:: Dataset section

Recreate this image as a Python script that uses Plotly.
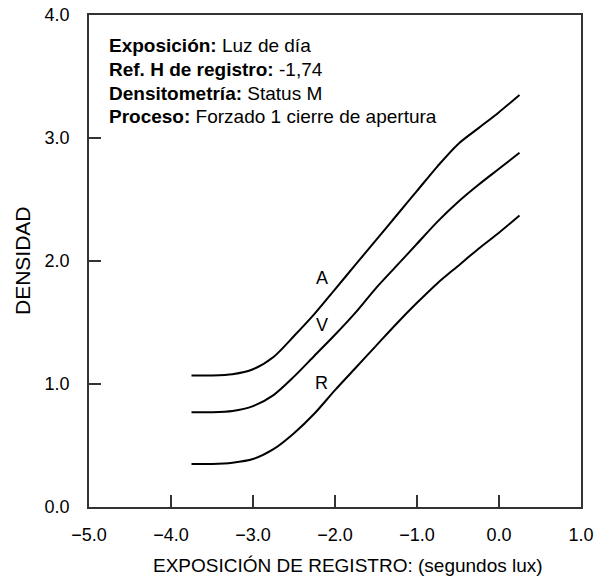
import plotly.graph_objects as go

# Data
log_h = [-3.75, -3.5, -3.25, -3.0, -2.75, -2.5, -2.25, -2.0, -1.75, -1.5,
         -1.25, -1.0, -0.75, -0.5, -0.25, 0.0, 0.25]
dens_A = [1.07, 1.07, 1.08, 1.12, 1.22, 1.39, 1.57, 1.77, 1.97, 2.17,
          2.37, 2.57, 2.77, 2.95, 3.08, 3.21, 3.35]
dens_V = [0.77, 0.77, 0.78, 0.82, 0.91, 1.06, 1.23, 1.40, 1.58, 1.78,
          1.96, 2.14, 2.32, 2.48, 2.62, 2.75, 2.88]
dens_R = [0.35, 0.35, 0.36, 0.39, 0.47, 0.60, 0.76, 0.95, 1.13, 1.31,
          1.49, 1.66, 1.82, 1.96, 2.10, 2.23, 2.37]

curve_labels = ["A", "V", "R"]
label_x = [-2.16, -2.16, -2.16]
label_y = [1.86, 1.48, 1.01]

x_ticks = [-5, -4, -3, -2, -1, 0, 1]
y_ticks = [0, 1, 2, 3, 4]

info_keys = ["Exposición:", "Ref. H de registro:", "Densitometría:", "Proceso:"]
info_vals = ["Luz de día", "-1,74", "Status M", "Forzado 1 cierre de apertura"]

x_title = "EXPOSICIÓN DE REGISTRO: (segundos lux)"
y_title = "DENSIDAD"

FONT = "Liberation Sans, Arial, Helvetica, sans-serif"

W, H = 610, 581
# plot area in page pixels (reference): left 89, right 581, top 15, bottom 507
PL, PR, PT, PB = 89, 581, 15, 507
PW, PH = PR - PL, PB - PT


def px(xp):
    return (xp - PL) / PW


def py(yp):
    return (PB - yp) / PH


fig = go.Figure()
for ys in (dens_A, dens_V, dens_R):
    fig.add_trace(go.Scatter(x=log_h, y=ys, mode="lines",
                             line=dict(color="black", width=2, shape="spline", smoothing=0.8),
                             showlegend=False, hoverinfo="skip"))

for t, lx, ly in zip(curve_labels, label_x, label_y):
    fig.add_annotation(x=lx, y=ly, text=t, showarrow=False,
                       font=dict(family=FONT, size=18, color="black"))

line_py = [45, 69, 93, 116]
for k, v, yy in zip(info_keys, info_vals, line_py):
    fig.add_annotation(xref="paper", yref="paper",
                       x=px(107), y=py(yy),
                       xanchor="left", yanchor="middle", align="left",
                       text=f"<b>{k}</b> {v}", showarrow=False,
                       font=dict(family=FONT, size=19, color="black"))

# axis titles
fig.add_annotation(xref="paper", yref="paper", x=px(348), y=py(565),
                   xanchor="center", yanchor="middle", text=x_title, showarrow=False,
                   font=dict(family=FONT, size=19, color="black"))
fig.add_annotation(xref="paper", yref="paper", x=px(22), y=py(261),
                   xanchor="center", yanchor="middle", text=y_title, showarrow=False,
                   textangle=-90, font=dict(family=FONT, size=21, color="black"))

axis_common = dict(showline=True, linecolor="#333", linewidth=1.5, mirror=True,
                   ticks="inside", ticklen=12, tickcolor="#333", tickwidth=1.5,
                   showgrid=False, zeroline=False, ticklabeloverflow="allow",
                   tickfont=dict(family=FONT, size=18, color="black"),
                   tickformat=".1f")

fig.update_xaxes(range=[-5, 1], tickvals=x_ticks, ticklabelstandoff=11, **axis_common)
fig.update_yaxes(range=[0, 4], tickvals=y_ticks, ticklabelstandoff=14, **axis_common)

fig.update_layout(width=W, height=H,
                  margin=dict(l=PL, r=W - PR, t=PT, b=H - PB, autoexpand=False),
                  paper_bgcolor="white", plot_bgcolor="white",
                  font=dict(family=FONT, color="black"))

# remove the default 8px body margin so the figure sits at the page origin
fig.write_html("out.html", config={"displayModeBar": False},
               post_script="document.body.style.margin='0px';")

::::

*Task to carry out*
Write the full listing out again with every line unchanged, but include no pictures.

*Task result*
Recreate this image as a Python script that uses Plotly.
import plotly.graph_objects as go

# Data
log_h = [-3.75, -3.5, -3.25, -3.0, -2.75, -2.5, -2.25, -2.0, -1.75, -1.5,
         -1.25, -1.0, -0.75, -0.5, -0.25, 0.0, 0.25]
dens_A = [1.07, 1.07, 1.08, 1.12, 1.22, 1.39, 1.57, 1.77, 1.97, 2.17,
          2.37, 2.57, 2.77, 2.95, 3.08, 3.21, 3.35]
dens_V = [0.77, 0.77, 0.78, 0.82, 0.91, 1.06, 1.23, 1.40, 1.58, 1.78,
          1.96, 2.14, 2.32, 2.48, 2.62, 2.75, 2.88]
dens_R = [0.35, 0.35, 0.36, 0.39, 0.47, 0.60, 0.76, 0.95, 1.13, 1.31,
          1.49, 1.66, 1.82, 1.96, 2.10, 2.23, 2.37]

curve_labels = ["A", "V", "R"]
label_x = [-2.16, -2.16, -2.16]
label_y = [1.86, 1.48, 1.01]

x_ticks = [-5, -4, -3, -2, -1, 0, 1]
y_ticks = [0, 1, 2, 3, 4]

info_keys = ["Exposición:", "Ref. H de registro:", "Densitometría:", "Proceso:"]
info_vals = ["Luz de día", "-1,74", "Status M", "Forzado 1 cierre de apertura"]

x_title = "EXPOSICIÓN DE REGISTRO: (segundos lux)"
y_title = "DENSIDAD"

FONT = "Liberation Sans, Arial, Helvetica, sans-serif"

W, H = 610, 581
# plot area in page pixels (reference): left 89, right 581, top 15, bottom 507
PL, PR, PT, PB = 89, 581, 15, 507
PW, PH = PR - PL, PB - PT


def px(xp):
    return (xp - PL) / PW


def py(yp):
    return (PB - yp) / PH


fig = go.Figure()
for ys in (dens_A, dens_V, dens_R):
    fig.add_trace(go.Scatter(x=log_h, y=ys, mode="lines",
                             line=dict(color="black", width=2, shape="spline", smoothing=0.8),
                             showlegend=False, hoverinfo="skip"))

for t, lx, ly in zip(curve_labels, label_x, label_y):
    fig.add_annotation(x=lx, y=ly, text=t, showarrow=False,
                       font=dict(family=FONT, size=18, color="black"))

line_py = [45, 69, 93, 116]
for k, v, yy in zip(info_keys, info_vals, line_py):
    fig.add_annotation(xref="paper", yref="paper",
                       x=px(107), y=py(yy),
                       xanchor="left", yanchor="middle", align="left",
                       text=f"<b>{k}</b> {v}", showarrow=False,
                       font=dict(family=FONT, size=19, color="black"))

# axis titles
fig.add_annotation(xref="paper", yref="paper", x=px(348), y=py(565),
                   xanchor="center", yanchor="middle", text=x_title, showarrow=False,
                   font=dict(family=FONT, size=19, color="black"))
fig.add_annotation(xref="paper", yref="paper", x=px(22), y=py(261),
                   xanchor="center", yanchor="middle", text=y_title, showarrow=False,
                   textangle=-90, font=dict(family=FONT, size=21, color="black"))

axis_common = dict(showline=True, linecolor="#333", linewidth=1.5, mirror=True,
                   ticks="inside", ticklen=12, tickcolor="#333", tickwidth=1.5,
                   showgrid=False, zeroline=False, ticklabeloverflow="allow",
                   tickfont=dict(family=FONT, size=18, color="black"),
                   tickformat=".1f")

fig.update_xaxes(range=[-5, 1], tickvals=x_ticks, ticklabelstandoff=11, **axis_common)
fig.update_yaxes(range=[0, 4], tickvals=y_ticks, ticklabelstandoff=14, **axis_common)

fig.update_layout(width=W, height=H,
                  margin=dict(l=PL, r=W - PR, t=PT, b=H - PB, autoexpand=False),
                  paper_bgcolor="white", plot_bgcolor="white",
                  font=dict(family=FONT, color="black"))

# remove the default 8px body margin so the figure sits at the page origin
fig.write_html("out.html", config={"displayModeBar": False},
               post_script="document.body.style.margin='0px';")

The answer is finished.